**TASK DETAILS**
Repeat the listing below in full, exactly as it stands.

**SUPPLIED INFORMATION**
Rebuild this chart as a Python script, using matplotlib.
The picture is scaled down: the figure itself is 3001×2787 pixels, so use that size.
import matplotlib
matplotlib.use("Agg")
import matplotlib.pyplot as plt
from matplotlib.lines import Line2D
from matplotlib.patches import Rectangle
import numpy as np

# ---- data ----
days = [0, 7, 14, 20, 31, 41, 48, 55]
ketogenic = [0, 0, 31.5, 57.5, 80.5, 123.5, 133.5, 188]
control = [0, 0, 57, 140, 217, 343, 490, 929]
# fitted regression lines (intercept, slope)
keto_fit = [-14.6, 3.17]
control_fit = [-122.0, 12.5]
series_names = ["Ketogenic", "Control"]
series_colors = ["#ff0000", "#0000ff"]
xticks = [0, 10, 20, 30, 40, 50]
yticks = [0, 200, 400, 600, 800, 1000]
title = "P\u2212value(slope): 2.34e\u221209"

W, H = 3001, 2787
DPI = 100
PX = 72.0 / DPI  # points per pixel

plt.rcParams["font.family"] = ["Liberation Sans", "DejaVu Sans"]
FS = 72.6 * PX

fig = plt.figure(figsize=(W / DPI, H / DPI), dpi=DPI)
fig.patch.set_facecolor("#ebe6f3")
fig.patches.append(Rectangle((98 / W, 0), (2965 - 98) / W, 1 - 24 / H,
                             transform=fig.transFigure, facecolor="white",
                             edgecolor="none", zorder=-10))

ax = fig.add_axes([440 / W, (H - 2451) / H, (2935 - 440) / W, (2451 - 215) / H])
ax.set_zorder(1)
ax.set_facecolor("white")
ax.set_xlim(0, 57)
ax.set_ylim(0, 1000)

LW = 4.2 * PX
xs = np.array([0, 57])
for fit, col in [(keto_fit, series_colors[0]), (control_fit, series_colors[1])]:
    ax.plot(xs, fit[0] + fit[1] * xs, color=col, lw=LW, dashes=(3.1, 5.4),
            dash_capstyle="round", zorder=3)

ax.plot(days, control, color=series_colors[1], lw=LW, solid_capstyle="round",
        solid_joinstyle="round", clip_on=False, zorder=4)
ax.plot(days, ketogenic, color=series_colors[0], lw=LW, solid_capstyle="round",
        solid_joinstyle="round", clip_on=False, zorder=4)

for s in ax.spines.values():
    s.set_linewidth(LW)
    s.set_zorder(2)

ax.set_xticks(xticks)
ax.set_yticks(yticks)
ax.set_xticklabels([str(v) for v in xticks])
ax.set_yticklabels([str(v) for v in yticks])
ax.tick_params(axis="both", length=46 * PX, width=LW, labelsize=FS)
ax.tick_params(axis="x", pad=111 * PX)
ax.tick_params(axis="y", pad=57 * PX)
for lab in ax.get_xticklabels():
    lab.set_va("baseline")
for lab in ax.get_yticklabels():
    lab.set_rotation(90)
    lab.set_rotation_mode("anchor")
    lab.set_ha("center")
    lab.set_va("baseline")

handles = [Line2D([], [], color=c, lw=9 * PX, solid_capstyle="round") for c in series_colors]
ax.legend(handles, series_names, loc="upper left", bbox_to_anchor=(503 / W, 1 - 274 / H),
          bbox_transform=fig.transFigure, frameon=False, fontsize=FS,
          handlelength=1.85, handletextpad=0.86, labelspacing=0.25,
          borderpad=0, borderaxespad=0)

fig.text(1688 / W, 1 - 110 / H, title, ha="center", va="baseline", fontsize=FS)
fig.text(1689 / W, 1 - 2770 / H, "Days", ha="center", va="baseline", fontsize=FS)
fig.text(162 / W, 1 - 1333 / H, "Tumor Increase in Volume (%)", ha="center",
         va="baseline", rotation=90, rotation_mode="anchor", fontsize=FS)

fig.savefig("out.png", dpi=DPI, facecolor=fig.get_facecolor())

**SOLUTION TO THE PROBLEM**
Rebuild this chart as a Python script, using matplotlib.
The picture is scaled down: the figure itself is 3001×2787 pixels, so use that size.
import matplotlib
matplotlib.use("Agg")
import matplotlib.pyplot as plt
from matplotlib.lines import Line2D
from matplotlib.patches import Rectangle
import numpy as np

# ---- data ----
days = [0, 7, 14, 20, 31, 41, 48, 55]
ketogenic = [0, 0, 31.5, 57.5, 80.5, 123.5, 133.5, 188]
control = [0, 0, 57, 140, 217, 343, 490, 929]
# fitted regression lines (intercept, slope)
keto_fit = [-14.6, 3.17]
control_fit = [-122.0, 12.5]
series_names = ["Ketogenic", "Control"]
series_colors = ["#ff0000", "#0000ff"]
xticks = [0, 10, 20, 30, 40, 50]
yticks = [0, 200, 400, 600, 800, 1000]
title = "P\u2212value(slope): 2.34e\u221209"

W, H = 3001, 2787
DPI = 100
PX = 72.0 / DPI  # points per pixel

plt.rcParams["font.family"] = ["Liberation Sans", "DejaVu Sans"]
FS = 72.6 * PX

fig = plt.figure(figsize=(W / DPI, H / DPI), dpi=DPI)
fig.patch.set_facecolor("#ebe6f3")
fig.patches.append(Rectangle((98 / W, 0), (2965 - 98) / W, 1 - 24 / H,
                             transform=fig.transFigure, facecolor="white",
                             edgecolor="none", zorder=-10))

ax = fig.add_axes([440 / W, (H - 2451) / H, (2935 - 440) / W, (2451 - 215) / H])
ax.set_zorder(1)
ax.set_facecolor("white")
ax.set_xlim(0, 57)
ax.set_ylim(0, 1000)

LW = 4.2 * PX
xs = np.array([0, 57])
for fit, col in [(keto_fit, series_colors[0]), (control_fit, series_colors[1])]:
    ax.plot(xs, fit[0] + fit[1] * xs, color=col, lw=LW, dashes=(3.1, 5.4),
            dash_capstyle="round", zorder=3)

ax.plot(days, control, color=series_colors[1], lw=LW, solid_capstyle="round",
        solid_joinstyle="round", clip_on=False, zorder=4)
ax.plot(days, ketogenic, color=series_colors[0], lw=LW, solid_capstyle="round",
        solid_joinstyle="round", clip_on=False, zorder=4)

for s in ax.spines.values():
    s.set_linewidth(LW)
    s.set_zorder(2)

ax.set_xticks(xticks)
ax.set_yticks(yticks)
ax.set_xticklabels([str(v) for v in xticks])
ax.set_yticklabels([str(v) for v in yticks])
ax.tick_params(axis="both", length=46 * PX, width=LW, labelsize=FS)
ax.tick_params(axis="x", pad=111 * PX)
ax.tick_params(axis="y", pad=57 * PX)
for lab in ax.get_xticklabels():
    lab.set_va("baseline")
for lab in ax.get_yticklabels():
    lab.set_rotation(90)
    lab.set_rotation_mode("anchor")
    lab.set_ha("center")
    lab.set_va("baseline")

handles = [Line2D([], [], color=c, lw=9 * PX, solid_capstyle="round") for c in series_colors]
ax.legend(handles, series_names, loc="upper left", bbox_to_anchor=(503 / W, 1 - 274 / H),
          bbox_transform=fig.transFigure, frameon=False, fontsize=FS,
          handlelength=1.85, handletextpad=0.86, labelspacing=0.25,
          borderpad=0, borderaxespad=0)

fig.text(1688 / W, 1 - 110 / H, title, ha="center", va="baseline", fontsize=FS)
fig.text(1689 / W, 1 - 2770 / H, "Days", ha="center", va="baseline", fontsize=FS)
fig.text(162 / W, 1 - 1333 / H, "Tumor Increase in Volume (%)", ha="center",
         va="baseline", rotation=90, rotation_mode="anchor", fontsize=FS)

fig.savefig("out.png", dpi=DPI, facecolor=fig.get_facecolor())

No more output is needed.